Some shows would have had the mom die. I don’t remember one discussion where we said, ‘How can we keep this going without Pat?’ It just couldn’t have worked. (Finestra)

Without her, it just didn’t make any sense. (Shoenman)

It took real bravery and character for Richardson to walk away from a $25 million payday, especially in the ’90s when not nearly as many female actors were fighting for equal pay. Adding insult to injury was the fact that, according to Richardson, she had no support from Allen, her co-star of eight years, and he was actually angry with her decision. She said,

I was mad at Tim because he was leaving me alone being the only person saying no, which made me feel terrible and like the bad guy, and he was upset with me for leaving.

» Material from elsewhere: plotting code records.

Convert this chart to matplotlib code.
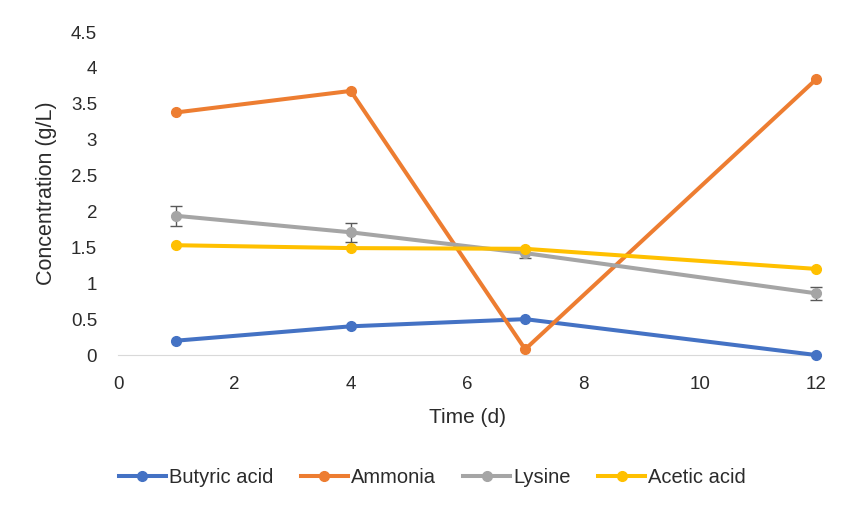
import matplotlib
matplotlib.use("Agg")
import matplotlib.pyplot as plt
from matplotlib.lines import Line2D

plt.rcParams['font.family'] = ['Liberation Sans', 'DejaVu Sans']

time_d = [1, 4, 7, 12]
butyric = [0.20, 0.40, 0.50, 0.00]
ammonia = [3.38, 3.68, 0.08, 3.84]
lysine = [1.94, 1.71, 1.42, 0.86]
lysine_err = [0.14, 0.13, 0.07, 0.09]
acetic = [1.53, 1.49, 1.48, 1.20]

names = ['Butyric acid', 'Ammonia', 'Lysine', 'Acetic acid']
colors = ['#4472C4', '#ED7D31', '#A5A5A5', '#FFC000']
txt = '#2b2b2b'

fig = plt.figure(figsize=(8.43, 5.09), dpi=100)
ax = fig.add_axes([0.14, 0.3025, 0.828, 0.6345])

series = [butyric, ammonia, lysine, acetic]
handles = []
for i, (name, vals, c) in enumerate(zip(names, series, colors)):
    if name == 'Lysine':
        # error bars only on lysine
        ax.errorbar(time_d, vals, yerr=lysine_err, fmt='none', ecolor='#595959',
                    elinewidth=1, capsize=4, capthick=1, zorder=3 + i, clip_on=False)
    ax.plot(time_d, vals, color=c, marker='o', ms=7, lw=2.9, zorder=3 + i, clip_on=False)
    handles.append(Line2D([], [], color=c, marker='o', ms=7, lw=2.9, label=name))

ax.set_xlim(0, 12)
ax.set_ylim(0, 4.5)
ax.set_xticks(range(0, 13, 2))
ax.set_yticks([i * 0.5 for i in range(10)])
ax.set_yticklabels(['0', '0.5', '1', '1.5', '2', '2.5', '3', '3.5', '4', '4.5'])
ax.tick_params(length=0, labelsize=13.5, colors=txt)
ax.tick_params(axis='x', pad=15)
ax.tick_params(axis='y', pad=15)
for s in ['top', 'right', 'left']:
    ax.spines[s].set_visible(False)
ax.spines['bottom'].set_color('#D9D9D9')
ax.set_xlabel('Time (d)', fontsize=15, color=txt, labelpad=11)
ax.set_ylabel('Concentration (g/L)', fontsize=15.5, color=txt, labelpad=10)

fig.legend(handles=handles, loc='center', bbox_to_anchor=(0.513, 0.061), ncol=4,
           frameon=False, fontsize=14.5, handlelength=2.35, handletextpad=0.15,
           columnspacing=1.35, labelcolor=txt)

fig.savefig('out.png', dpi=100)
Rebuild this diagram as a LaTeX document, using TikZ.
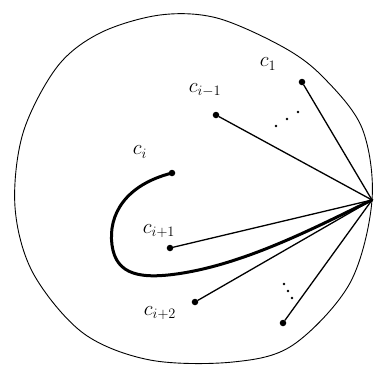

Home Improvement ended on May 25, 1999, and the series finale saw the Taylors pick up and move to Indiana so Jill could pursue a new career. So, while, Richardson may not have gotten the pay she deserved, Jill Taylor was in the driver’s seat in the end.

While
Home Improvement
ended with a contentious relationship between Patricia Richardson and Tim Allen, she did reunite with him on his sitcom,
Last Man Standing
, in which she played neighbor Helen Potts in two episodes.

Richardson Blames Allen’s Conservative Politics On Home Improvement’s Lack Of Legacy

The Sitcom Isn’t Nearly As Iconic As Its ’90s Contemporaries Seinfeld & Friends

Wilson (Earl Hindman) wearing a face mask while talking to Jill (Patricia Richardson) in Home Improvement


During its run, Home Improvement was a mainstay in the TV ratings, even cracking the number one spot (via LA Times). However, over 25 years later, Home Improvement hasn’t maintained the legacy its popularity suggested it would have. And a big reason for this, according to Patricia Richardson, is the controversies surrounding Tim Allen, particularly his conservative politics and support of the Republican party. She said,

I think it’s about Tim, and it’s about his politics. Of course, I don’t like his politics.

Allen’s controversies don’t end there. In her 2023 memoir, Love, Pamela, former “Tool Time girl” Pamela Anderson alleged that Allen flashed her on-set. Between his politics and these allegations, it’s very possible that Allen has put viewers off rewatching Home Improvement.


While Richardson may be correct in blaming her co-star for Home Improvement‘s absence in “best shows of the ’90s” lists, the reason may simply be that the sitcom, while funny and endearing, isn’t as memorable as its contemporaries. As the “show about nothing”, Seinfeld was a revelation in finding humor in the mundane. Meanwhile, Friends‘ complex love and relationship storylines made it a water cooler show when it aired, and it’s still finding new fans to this day. And while Home Improvement may no longer be iconic, Patricia Richardson’s fight for equal pay certainly is.